▸ Your instructions: Restate, exactly and without pictures, the lines from the start of the listing below through the line holding "3.0, 3.5, 4.0];".

** Start **

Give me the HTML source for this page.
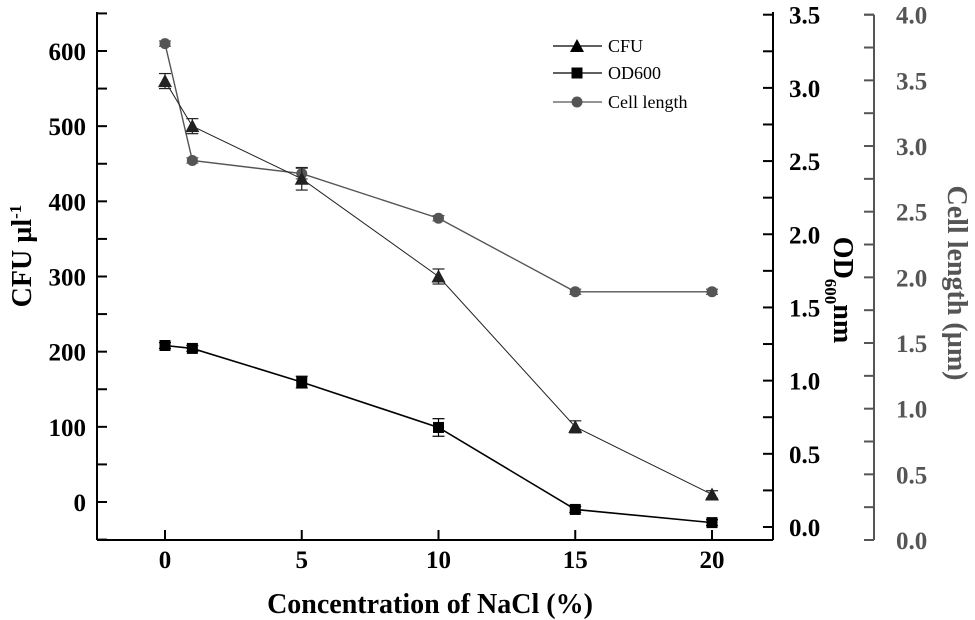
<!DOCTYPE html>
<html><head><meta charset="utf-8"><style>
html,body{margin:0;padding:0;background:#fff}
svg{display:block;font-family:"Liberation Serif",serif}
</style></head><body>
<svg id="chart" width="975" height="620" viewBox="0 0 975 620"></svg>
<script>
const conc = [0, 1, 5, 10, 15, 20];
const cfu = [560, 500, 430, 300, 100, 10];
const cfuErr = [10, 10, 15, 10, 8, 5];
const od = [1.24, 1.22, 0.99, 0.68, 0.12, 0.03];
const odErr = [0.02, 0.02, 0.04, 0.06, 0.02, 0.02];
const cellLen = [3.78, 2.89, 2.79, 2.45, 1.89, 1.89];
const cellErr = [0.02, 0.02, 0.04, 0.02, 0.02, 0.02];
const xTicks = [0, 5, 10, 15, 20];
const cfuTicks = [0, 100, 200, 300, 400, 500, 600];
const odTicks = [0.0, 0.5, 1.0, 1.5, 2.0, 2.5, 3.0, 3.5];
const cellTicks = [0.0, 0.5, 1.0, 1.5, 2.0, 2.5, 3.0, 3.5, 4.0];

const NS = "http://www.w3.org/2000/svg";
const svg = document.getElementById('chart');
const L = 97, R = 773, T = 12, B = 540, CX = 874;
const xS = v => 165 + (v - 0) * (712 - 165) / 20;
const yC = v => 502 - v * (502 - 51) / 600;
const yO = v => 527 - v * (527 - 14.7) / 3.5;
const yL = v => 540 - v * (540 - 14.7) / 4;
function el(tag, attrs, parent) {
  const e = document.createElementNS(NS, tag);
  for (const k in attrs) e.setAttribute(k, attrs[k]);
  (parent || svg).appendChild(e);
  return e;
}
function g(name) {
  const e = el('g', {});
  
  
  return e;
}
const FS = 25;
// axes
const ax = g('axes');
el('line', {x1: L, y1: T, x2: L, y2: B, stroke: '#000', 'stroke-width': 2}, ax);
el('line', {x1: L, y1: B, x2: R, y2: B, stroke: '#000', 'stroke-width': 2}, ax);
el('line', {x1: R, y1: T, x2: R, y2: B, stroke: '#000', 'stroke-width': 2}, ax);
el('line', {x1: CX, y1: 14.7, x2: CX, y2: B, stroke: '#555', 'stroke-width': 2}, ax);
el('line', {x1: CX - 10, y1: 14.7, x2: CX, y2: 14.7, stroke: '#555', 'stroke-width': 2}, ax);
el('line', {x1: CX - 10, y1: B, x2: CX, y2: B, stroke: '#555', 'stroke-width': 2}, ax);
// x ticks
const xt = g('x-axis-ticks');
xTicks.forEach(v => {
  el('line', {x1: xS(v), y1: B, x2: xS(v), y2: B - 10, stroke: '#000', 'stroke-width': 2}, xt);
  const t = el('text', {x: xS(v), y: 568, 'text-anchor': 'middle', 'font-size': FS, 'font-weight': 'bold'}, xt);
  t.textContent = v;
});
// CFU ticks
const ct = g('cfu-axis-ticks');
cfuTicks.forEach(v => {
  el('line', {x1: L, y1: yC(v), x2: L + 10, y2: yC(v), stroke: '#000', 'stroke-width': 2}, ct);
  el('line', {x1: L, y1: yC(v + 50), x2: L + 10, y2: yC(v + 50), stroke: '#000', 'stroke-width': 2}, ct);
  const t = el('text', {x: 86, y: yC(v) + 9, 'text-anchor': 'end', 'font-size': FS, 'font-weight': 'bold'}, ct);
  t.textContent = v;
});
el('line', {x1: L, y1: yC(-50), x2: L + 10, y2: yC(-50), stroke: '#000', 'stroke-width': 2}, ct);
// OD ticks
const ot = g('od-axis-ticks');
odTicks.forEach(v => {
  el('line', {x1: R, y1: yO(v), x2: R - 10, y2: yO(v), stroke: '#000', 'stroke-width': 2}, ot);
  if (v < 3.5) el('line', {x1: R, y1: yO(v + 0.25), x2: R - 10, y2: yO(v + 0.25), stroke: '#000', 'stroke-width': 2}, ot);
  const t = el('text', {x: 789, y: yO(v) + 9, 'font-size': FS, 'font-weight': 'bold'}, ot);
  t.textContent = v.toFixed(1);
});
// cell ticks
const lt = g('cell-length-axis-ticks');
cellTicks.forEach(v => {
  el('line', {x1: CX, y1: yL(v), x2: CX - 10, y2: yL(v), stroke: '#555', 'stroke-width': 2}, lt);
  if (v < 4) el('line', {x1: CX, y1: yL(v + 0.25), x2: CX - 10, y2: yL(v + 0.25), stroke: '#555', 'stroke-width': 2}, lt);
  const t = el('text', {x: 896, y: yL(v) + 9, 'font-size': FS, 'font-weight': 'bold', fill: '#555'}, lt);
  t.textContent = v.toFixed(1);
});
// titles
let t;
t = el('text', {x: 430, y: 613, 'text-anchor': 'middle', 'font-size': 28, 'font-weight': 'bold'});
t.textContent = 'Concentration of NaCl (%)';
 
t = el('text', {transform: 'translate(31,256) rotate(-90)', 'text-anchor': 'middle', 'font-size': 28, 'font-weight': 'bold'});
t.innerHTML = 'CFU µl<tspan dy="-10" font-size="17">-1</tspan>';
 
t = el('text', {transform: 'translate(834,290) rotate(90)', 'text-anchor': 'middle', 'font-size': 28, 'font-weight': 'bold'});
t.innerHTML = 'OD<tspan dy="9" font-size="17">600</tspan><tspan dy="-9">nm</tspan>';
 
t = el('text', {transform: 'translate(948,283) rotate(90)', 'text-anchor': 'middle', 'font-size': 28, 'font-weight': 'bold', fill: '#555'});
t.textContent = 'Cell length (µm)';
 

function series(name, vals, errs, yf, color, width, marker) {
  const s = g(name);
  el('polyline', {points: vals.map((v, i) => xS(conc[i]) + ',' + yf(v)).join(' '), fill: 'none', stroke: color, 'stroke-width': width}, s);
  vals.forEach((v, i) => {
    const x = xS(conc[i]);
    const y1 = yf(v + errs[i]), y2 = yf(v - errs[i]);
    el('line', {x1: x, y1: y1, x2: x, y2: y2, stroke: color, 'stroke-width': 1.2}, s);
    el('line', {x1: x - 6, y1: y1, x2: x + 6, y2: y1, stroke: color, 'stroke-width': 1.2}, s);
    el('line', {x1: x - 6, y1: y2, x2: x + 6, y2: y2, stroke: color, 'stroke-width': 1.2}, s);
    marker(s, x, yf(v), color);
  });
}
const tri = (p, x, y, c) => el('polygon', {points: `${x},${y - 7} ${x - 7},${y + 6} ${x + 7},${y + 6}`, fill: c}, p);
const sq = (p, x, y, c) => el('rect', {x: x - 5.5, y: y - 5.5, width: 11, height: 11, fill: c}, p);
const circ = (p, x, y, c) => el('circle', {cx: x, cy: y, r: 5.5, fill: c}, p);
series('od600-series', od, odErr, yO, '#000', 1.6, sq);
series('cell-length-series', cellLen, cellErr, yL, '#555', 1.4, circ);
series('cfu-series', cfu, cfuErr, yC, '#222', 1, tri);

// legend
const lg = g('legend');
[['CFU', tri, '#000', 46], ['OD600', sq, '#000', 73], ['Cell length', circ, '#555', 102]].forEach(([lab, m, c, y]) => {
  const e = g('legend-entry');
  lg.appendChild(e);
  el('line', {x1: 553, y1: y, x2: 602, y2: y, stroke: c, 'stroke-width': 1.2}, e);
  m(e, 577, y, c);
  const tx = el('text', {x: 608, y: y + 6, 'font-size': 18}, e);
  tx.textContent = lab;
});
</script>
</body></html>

** End **

▸ The output:
Give me the HTML source for this page.
<!DOCTYPE html>
<html><head><meta charset="utf-8"><style>
html,body{margin:0;padding:0;background:#fff}
svg{display:block;font-family:"Liberation Serif",serif}
</style></head><body>
<svg id="chart" width="975" height="620" viewBox="0 0 975 620"></svg>
<script>
const conc = [0, 1, 5, 10, 15, 20];
const cfu = [560, 500, 430, 300, 100, 10];
const cfuErr = [10, 10, 15, 10, 8, 5];
const od = [1.24, 1.22, 0.99, 0.68, 0.12, 0.03];
const odErr = [0.02, 0.02, 0.04, 0.06, 0.02, 0.02];
const cellLen = [3.78, 2.89, 2.79, 2.45, 1.89, 1.89];
const cellErr = [0.02, 0.02, 0.04, 0.02, 0.02, 0.02];
const xTicks = [0, 5, 10, 15, 20];
const cfuTicks = [0, 100, 200, 300, 400, 500, 600];
const odTicks = [0.0, 0.5, 1.0, 1.5, 2.0, 2.5, 3.0, 3.5];
const cellTicks = [0.0, 0.5, 1.0, 1.5, 2.0, 2.5, 3.0, 3.5, 4.0];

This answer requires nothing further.